If you build it … it will crumble.
And if you come—just to see that concept rendered artistically and interactively—see David Sanchez Burr.
“I want people to think about their particular role in the whole concept of the cycles of creation—and their coming apart,” says Sanchez Burr, 42, a local mixed-media artist whose New Citadel exhibit at the Cosmopolitan’s P3 Studio examines the life cycle of the urban landscape from creation to ruination. “It’s about the things we do to build, and the things we let fall apart or destroy.”
Four thematic cornerstones—entropy, perpetual change, maintenance and decay in the cities we call home—give this sculpture-and-sound creation its resonance. Think of Sanchez Burr as the gatekeeper of this mini-model city. Think of yourself as one of its architects. “It’s participatory, so the person can make the work that goes into the citadel,” Sanchez Burr says. “They can build their own visionary, utopian city.”
Then watch it succumb to inevitable decline—cleverly accelerated in this exhibit by music.
Visitors are invited to construct small structures in any configuration they choose, using materials supplied by Sanchez Burr, including gypsum crystals, plastic, wood, wire, tiny mirrors and LED lights, with assistance from a glue gun. Surrounding the work table to provide inspiration are architectural tomes including Socialist Architecture: The Vanishing Act; Topologies: The Urban Utopia in France, 1960-70 and, most pointedly, All That is Solid Melts into Air.
“I put no pressure, whatever they build they build,” he says. “And there have been all sorts of references. There are Christian references, movable structures with wheels, references to shelters, solar panels, an oil derrick, even a pyramid.”
Once completed, the model buildings are placed on a platform and subjected to the sonic frequency of recorded pieces composed by Sanchez Burr and played through a midi controller as directed by the guest pushing buttons. Inspired by avant-garde musician John Cage, the dissonant music is written in a 5/4 time signature to distinguish it from the four-beats-to-the-bar standard. Reacting to the vibrations, the pieces often turn in circles, collapse in on themselves or fall to the floor, evoking the theme of inevitable shift or destruction.
Addressing the importance of documentation—of recording what we build to keep it alive as history even after it is gone—Sanchez Burr keeps a video archive, as well as placing the altered structures on a display shelf.
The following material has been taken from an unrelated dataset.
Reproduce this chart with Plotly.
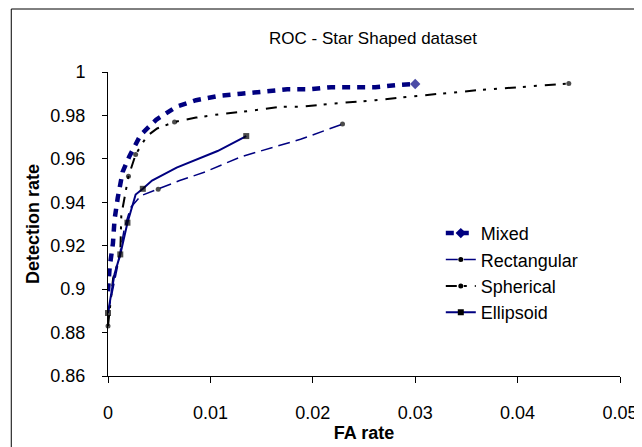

Collectively, the effect is stark regarding the everything-changes-or-dies aesthetic, especially in Las Vegas, long the implosion capital of the world. Trace Sanchez Burr’s interest in the subject to a trip he took to the National Gallery of Art in Washington, D.C., when he was a student at Virginia Commonwealth University in Richmond.
“I went to see the [Jackson] Pollock paintings and a professor had told me in advance that the Pollocks are actually crumbling down,” Sanchez Burr recalls. “He didn’t have the money for the best quality paints. His technique was more important to him than the quality of his materials, and he learned his technique from Navajo sand paintings, which were intended to disappear.”
Though Sanchez Burr says he appreciates Pollock’s artwork for its obvious beauty, he also gazes at the “crumbs” that fall from the pieces. “I thought there was something important to be discussed, when we see buildings crumble, when we see paint peeling, this entropy, the work of nature.”
Exploring that theme through interactivity, he says, is crucial to his artwork. Art might imitate life, but that doesn’t mean it has to do it frozen in place. “Interaction creates transformation,” Sanchez Burr says. “If you are interacting with a piece, chances are you will modify it in some way. Art can’t really imitate life if it’s just static. It transforms over time, just as we do.”
Creating an exhibit about inevitable destruction, Sanchez Burr takes a biblical cue, as expressed in Ecclesiastes:
To everything there is a season, and a time to every purpose under the heaven. A time to be born and a time to die.